WORK TO COMPLETE — Every line from the start of the records through the line with "const endGuideSpan = [-1.82, 0.56];" is to be written out exactly; pictures are not.

RECORDS FOR PROCESSING —

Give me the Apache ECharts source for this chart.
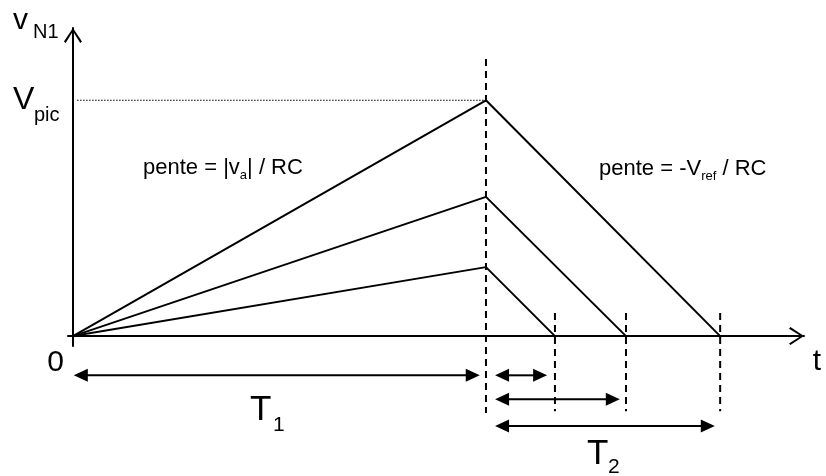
<!DOCTYPE html>
<html>
<head>
<meta charset="utf-8">
<title>v_N1 - double rampe</title>
<script src="https://cdn.jsdelivr.net/npm/echarts@6/dist/echarts.min.js"></script>
<style>
  html, body { margin: 0; padding: 0; background: #fff; }
  #doubleRamp { width: 826px; height: 476px; }
</style>
</head>
<body>
<div id="doubleRamp"></div>
<script>
// time unit: T1 = 10 (same scale on both axes, so the discharge slope is -1)
const T1 = 10;
const peakValues = [1.67, 3.37, 5.71];        // v_N1 reached at t = T1
const dischargeEnds = [11.67, 13.39, 15.67];  // t where v_N1 is back to 0
const vPic = 5.71;
const vPicGuideStart = 0.1;

// dashed guides [bottom, top]
const t1GuideSpan = [-1.86, 6.71];
const endGuideSpan = [-1.82, 0.56];

// double arrows under the time axis
const arrowFrom = [0.02, 10.22, 10.22, 10.22];
const arrowTo = [9.85, 11.48, 13.24, 15.54];
const arrowLevel = [-0.95, -0.95, -1.53, -2.18];

const FONT = "'Liberation Sans', Arial, sans-serif";
const openArrow =
  "path://M9,0 L18,13.6 L16.3,15 L9,3.2 L1.7,15 L0,13.6 Z M8,1 L10,1 L10,15 L8,15 Z";

const chartDom = document.getElementById("doubleRamp");
const chart = echarts.init(chartDom);

const axisCommon = {
  type: "value",
  axisLine: {
    show: true,
    onZero: true,
    symbol: ["none", openArrow],
    symbolSize: [18, 15],
    symbolOffset: [0, -7.5],
    lineStyle: { color: "#000", width: 2 },
  },
  axisTick: { show: false },
  axisLabel: { show: false },
  splitLine: { show: false },
};

const rampSeries = peakValues.map((peak, i) => ({
  type: "line",
  symbol: "none",
  silent: true,
  lineStyle: { color: "#000", width: 2 },
  data: [
    [0, 0],
    [T1, peak],
    [dischargeEnds[i], 0],
  ],
}));

const dashedGuide = (x, span) => ({
  type: "line",
  symbol: "none",
  silent: true,
  clip: false,
  lineStyle: { color: "#000", width: 2, type: [7, 5] },
  data: [
    [x, span[1]],
    [x, span[0]],
  ],
});

const text = (str, x, y, size, align) => ({
  type: "text",
  style: {
    x: x,
    y: y,
    text: str,
    fontSize: size,
    fontFamily: FONT,
    fill: "#000",
    align: align || "left",
    verticalAlign: "middle",
  },
});

const richText = (str, x, y, size, subSize) => ({
  type: "text",
  style: {
    x: x,
    y: y,
    text: str,
    fill: "#000",
    align: "left",
    verticalAlign: "bottom",
    rich: {
      m: { fontSize: size, fontFamily: FONT, fill: "#000", verticalAlign: "bottom", padding: [0, 0, 3, 0] },
      s: { fontSize: subSize, fontFamily: FONT, fill: "#000", verticalAlign: "bottom" },
    },
  },
});

const option = {
  animation: false,
  backgroundColor: "#fff",
  grid: { left: 68, right: 22, top: 28, bottom: 130 },
  xAxis: Object.assign({}, axisCommon, { min: -0.12, max: 17.7 }),
  yAxis: Object.assign({}, axisCommon, { min: -0.24, max: 7.46 }),
  series: [
    ...rampSeries,
    {
      type: "line",
      symbol: "none",
      silent: true,
      lineStyle: { color: "#000", width: 1.2, type: [1.5, 1.5] },
      data: [
        [vPicGuideStart, vPic],
        [T1, vPic],
      ],
    },
    dashedGuide(T1, t1GuideSpan),
    ...dischargeEnds.map((t) => dashedGuide(t, endGuideSpan)),
    {
      type: "custom",
      silent: true,
      clip: false,
      encode: { x: [0, 1], y: 2 },
      data: arrowFrom.map((x, i) => [x, arrowTo[i], arrowLevel[i]]),
      renderItem: function (params, api) {
        const a = api.coord([api.value(0), api.value(2)]);
        const b = api.coord([api.value(1), api.value(2)]);
        const len = 14;
        const half = 6.5;
        return {
          type: "group",
          children: [
            {
              type: "line",
              shape: { x1: a[0] + len - 1, y1: a[1], x2: b[0] - len + 1, y2: b[1] },
              style: { stroke: "#000", lineWidth: 2 },
            },
            {
              type: "polygon",
              shape: { points: [[a[0], a[1]], [a[0] + len, a[1] - half], [a[0] + len, a[1] + half]] },
              style: { fill: "#000" },
            },
            {
              type: "polygon",
              shape: { points: [[b[0], b[1]], [b[0] - len, b[1] - half], [b[0] - len, b[1] + half]] },
              style: { fill: "#000" },
            },
          ],
        };
      },
    },
  ],
  graphic: [
    text("v", 13, 21, 30),
    text("N1", 33, 32, 20),
    text("V", 13, 100, 32),
    text("pic", 34, 115, 20),
    text("0", 55.5, 362.5, 30, "center"),
    text("t", 817, 361.5, 30, "center"),
    text("T", 250, 410, 35),
    text("1", 273, 425, 21),
    text("T", 587, 454, 35),
    text("2", 608, 467, 21),
    richText("{m|pente = |v}{s|a}{m|| / RC}", 143, 182, 22, 13),
    richText("{m|pente = -V}{s|ref}{m| / RC}", 599, 183, 22, 13),
  ],
};

chart.setOption(option);

window.addEventListener("resize", () => {
  chart.resize();
});
</script>
</body>
</html>
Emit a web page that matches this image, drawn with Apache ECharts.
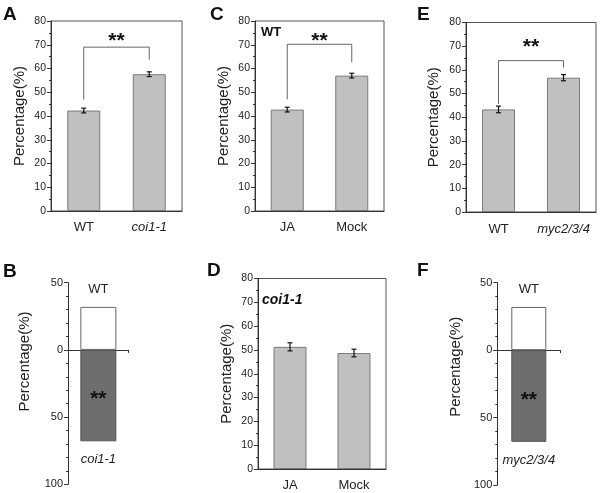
<!DOCTYPE html>
<html>
<head>
<meta charset="utf-8">
<script src="https://cdn.jsdelivr.net/npm/echarts@6/dist/echarts.min.js"></script>
<style>html,body{margin:0;padding:0;background:#fff}#c{width:600px;height:493px}</style>
</head>
<body>
<div id="c"></div>
<script>
// ---- data ----
const yTicks = [0, 10, 20, 30, 40, 50, 60, 70, 80];
const divTicks = [50, 0, 50, 100];

const catsA = ['WT', 'coi1-1'];
const valsA = [42.3, 57.6];
const errA = [1.0, 1.0];
const bracketA = [46.9, 69.0, 63.7, 73.6]; // left start, top, right end, star level

const catsC = ['JA', 'Mock'];
const valsC = [42.7, 57.0];
const errC = [1.0, 1.0];
const bracketC = [47.0, 70.2, 62.6, 73.6];

const catsE = ['WT', 'myc2/3/4'];
const valsE = [43.3, 56.7];
const errE = [1.4, 1.3];
const bracketE = [45.6, 63.9, 61.0, 71.6];

const catsD = ['JA', 'Mock'];
const valsD = [51.3, 48.7];
const errD = [1.7, 1.6];

const groupsB = ['WT', 'coi1-1'];
const sharesB = [32, 68];
const groupsF = ['WT', 'myc2/3/4'];
const sharesF = [32, 68];

// ---- helpers ----
const FONT = 'Liberation Sans, Arial, sans-serif';
const AX = '#333';

function renderErr(params, api) {
  const i = api.value(0), m = api.value(1), e = api.value(2);
  const t = api.coord([i, m + e]), b = api.coord([i, m - e]);
  const hw = 2.5, st = {stroke: '#111', lineWidth: 1.2};
  return {type: 'group', children: [
    {type: 'line', shape: {x1: t[0], y1: t[1], x2: b[0], y2: b[1]}, style: st},
    {type: 'line', shape: {x1: t[0] - hw, y1: t[1], x2: t[0] + hw, y2: t[1]}, style: st},
    {type: 'line', shape: {x1: b[0] - hw, y1: b[1], x2: b[0] + hw, y2: b[1]}, style: st}
  ]};
}
function renderBracket(params, api) {
  const a = api.value(0), b = api.value(1);
  const p1 = api.coord([a, api.value(2)]), p2 = api.coord([a, api.value(3)]);
  const p3 = api.coord([b, api.value(3)]), p4 = api.coord([b, api.value(4)]);
  const ps = api.coord([a, api.value(5)]);
  const fs = 21;
  return {type: 'group', children: [
    {type: 'polyline', shape: {points: [p1, p2, p3, p4]}, style: {stroke: '#666', lineWidth: 1, fill: null}},
    {type: 'text', style: {text: '**', x: (p2[0] + p3[0]) / 2, y: ps[1] + fs * 0.22, align: 'center', verticalAlign: 'middle',
      font: 'bold ' + fs + 'px ' + FONT, fill: '#111'}}
  ]};
}
const catFmt = v => (v === 'WT' || v === 'JA' || v === 'Mock') ? v : '{i|' + v + '}';

const grids = [
  {left: 51, top: 21, width: 131, height: 190},
  {left: 255, top: 21, width: 129, height: 190},
  {left: 466, top: 22.5, width: 130, height: 189.5},
  {left: 68, top: 282.7, width: 60.7, height: 201.6},
  {left: 258, top: 278.5, width: 128, height: 190.5},
  {left: 497.3, top: 282.7, width: 63, height: 202.3}
].map((g, i) => Object.assign(g, i === 3 || i === 5 ? {} : {show: true, borderColor: '#555', borderWidth: 1}));

const xAxes = [], yAxes = [], series = [];

function barPanel(gi, cats, vals, errs, nameGap, labelMargin, bracket) {
  xAxes.push({type: 'category', gridIndex: gi, data: cats,
    axisLine: {lineStyle: {color: AX}}, axisTick: {alignWithLabel: true, length: 3, lineStyle: {color: AX}},
    axisLabel: {interval: 0, hideOverlap: false, fontSize: 13, color: '#222', margin: labelMargin, formatter: catFmt,
      rich: {i: {fontSize: 13, fontStyle: 'italic', color: '#222'}}}});
  yAxes.push({type: 'value', gridIndex: gi, min: yTicks[0], max: yTicks[yTicks.length - 1], interval: yTicks[1] - yTicks[0],
    name: 'Percentage(%)', nameLocation: 'middle', nameGap: nameGap,
    nameTextStyle: {fontSize: 15, color: '#222'},
    axisLine: {show: true, lineStyle: {color: AX}}, axisTick: {show: true, length: 4, lineStyle: {color: AX}},
    minorTick: {show: true, splitNumber: 2, length: 2, lineStyle: {color: AX}},
    splitLine: {show: false}, axisLabel: {fontSize: 10.5, color: '#222', margin: 5}});
  series.push({type: 'bar', xAxisIndex: gi, yAxisIndex: gi, data: vals, barWidth: 33,
    itemStyle: {color: '#c0c0c0', borderColor: '#7a7a7a', borderWidth: 1}, silent: true});
  series.push({type: 'custom', xAxisIndex: gi, yAxisIndex: gi, renderItem: renderErr,
    data: cats.map((c, i) => [i, vals[i], errs[i]]), z: 5});
  if (bracket) {
    series.push({type: 'custom', xAxisIndex: gi, yAxisIndex: gi, renderItem: renderBracket,
      data: [[0, 1].concat(bracket)], z: 5});
  }
}

function divPanel(gi, groups, shares, nameGap, namePad, barW) {
  xAxes.push({type: 'category', gridIndex: gi, data: [''],
    axisLine: {onZero: true, lineStyle: {color: AX, width: 1.2}},
    axisTick: {show: true, length: 3, lineStyle: {color: AX}}, axisLabel: {show: false}});
  yAxes.push({type: 'value', gridIndex: gi, min: -100, max: 50, interval: 50,
    name: 'Percentage(%)', nameLocation: 'middle', nameGap: nameGap,
    nameTextStyle: {fontSize: 15, color: '#222', padding: [0, 0, 0, namePad]},
    axisLine: {show: true, lineStyle: {color: AX}}, axisTick: {show: true, length: 4, lineStyle: {color: AX}},
    minorTick: {show: true, splitNumber: 5, length: 2, lineStyle: {color: AX}},
    splitLine: {show: false}, axisLabel: {fontSize: 11, color: '#222', margin: 5, formatter: v => String(Math.abs(v))}});
  series.push({type: 'bar', xAxisIndex: gi, yAxisIndex: gi, data: [shares[0]], barWidth: barW, barGap: '-100%',
    itemStyle: {color: '#ffffff', borderColor: '#666', borderWidth: 1}, silent: true,
    label: {show: true, position: 'top', distance: 11, formatter: groups[0], fontSize: 13, color: '#222'}});
  series.push({type: 'bar', xAxisIndex: gi, yAxisIndex: gi, data: [-shares[1]], barWidth: barW, barGap: '-100%',
    itemStyle: {color: '#6e6e6e', borderColor: '#555', borderWidth: 1}, silent: true,
    label: {show: true, position: 'inside', formatter: '**', fontSize: 21, fontWeight: 'bold', color: '#111', offset: [0, 4]}});
  series.push({type: 'bar', xAxisIndex: gi, yAxisIndex: gi, data: [-shares[1]], barWidth: barW, barGap: '-100%',
    itemStyle: {color: 'rgba(0,0,0,0)'}, silent: true, z: 3,
    label: {show: true, position: 'bottom', distance: 12, formatter: groups[1], fontSize: 13, fontStyle: 'italic', color: '#222'}});
}

barPanel(0, catsA, valsA, errA, 24, 10, bracketA);
barPanel(1, catsC, valsC, errC, 24, 10, bracketC);
barPanel(2, catsE, valsE, errE, 25, 11, bracketE);
divPanel(3, groupsB, sharesB, 36, 44, 36);
barPanel(4, catsD, valsD, errD, 23.5, 9.5, null);
divPanel(5, groupsF, sharesF, 34, 34, 35);

const letter = (t, l, tp) => ({text: t, left: l, top: tp, padding: 0,
  textStyle: {fontSize: 19, fontWeight: 'bold', color: '#111', fontFamily: FONT}});
const titles = [
  letter('A', 3, 5), letter('C', 210, 5), letter('E', 417, 5),
  letter('B', 3, 262), letter('D', 207, 261), letter('F', 417, 261),
  {text: 'WT', left: 261, top: 26, padding: 0, textStyle: {fontSize: 13, fontWeight: 'bold', color: '#111', fontFamily: FONT}},
  {text: 'coi1-1', left: 262, top: 293, padding: 0, textStyle: {fontSize: 14, fontWeight: 'bold', fontStyle: 'italic', color: '#111', fontFamily: FONT}}
];

const chart = echarts.init(document.getElementById('c'), null, {renderer: 'canvas'});
chart.setOption({
  animation: false,
  textStyle: {fontFamily: FONT},
  title: titles,
  grid: grids,
  xAxis: xAxes,
  yAxis: yAxes,
  series: series
});
</script>
</body>
</html>
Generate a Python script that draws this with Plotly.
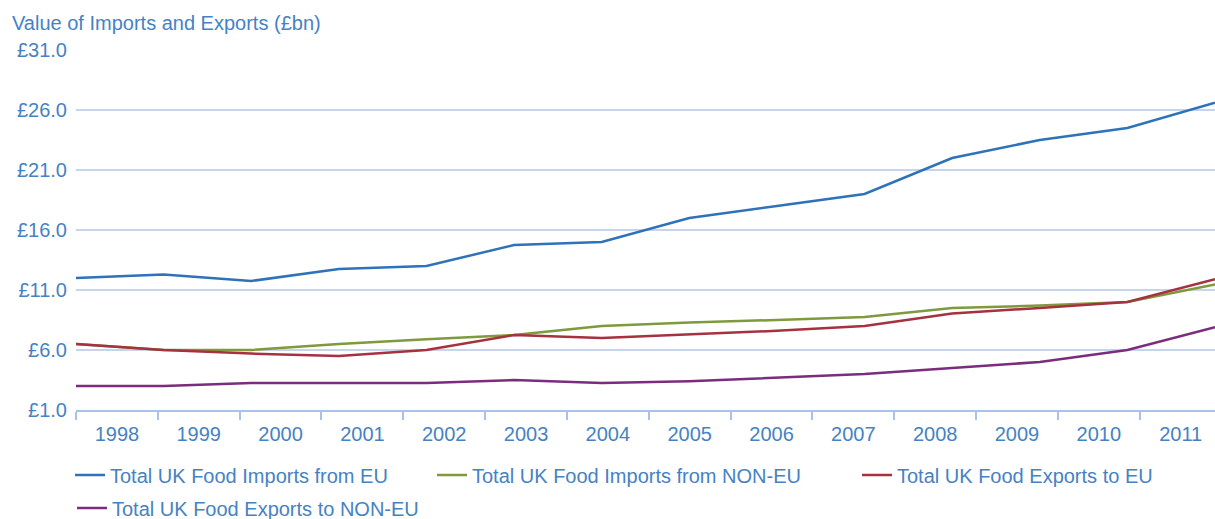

ANSWER —
Give me the Apache ECharts source for this chart.
<!DOCTYPE html>
<html>
<head>
<meta charset="utf-8">
<title>v_N1 - double rampe</title>
<script src="https://cdn.jsdelivr.net/npm/echarts@6/dist/echarts.min.js"></script>
<style>
  html, body { margin: 0; padding: 0; background: #fff; }
  #doubleRamp { width: 826px; height: 476px; }
</style>
</head>
<body>
<div id="doubleRamp"></div>
<script>
// time unit: T1 = 10 (same scale on both axes, so the discharge slope is -1)
const T1 = 10;
const peakValues = [1.67, 3.37, 5.71];        // v_N1 reached at t = T1
const dischargeEnds = [11.67, 13.39, 15.67];  // t where v_N1 is back to 0
const vPic = 5.71;
const vPicGuideStart = 0.1;

// dashed guides [bottom, top]
const t1GuideSpan = [-1.86, 6.71];
const endGuideSpan = [-1.82, 0.56];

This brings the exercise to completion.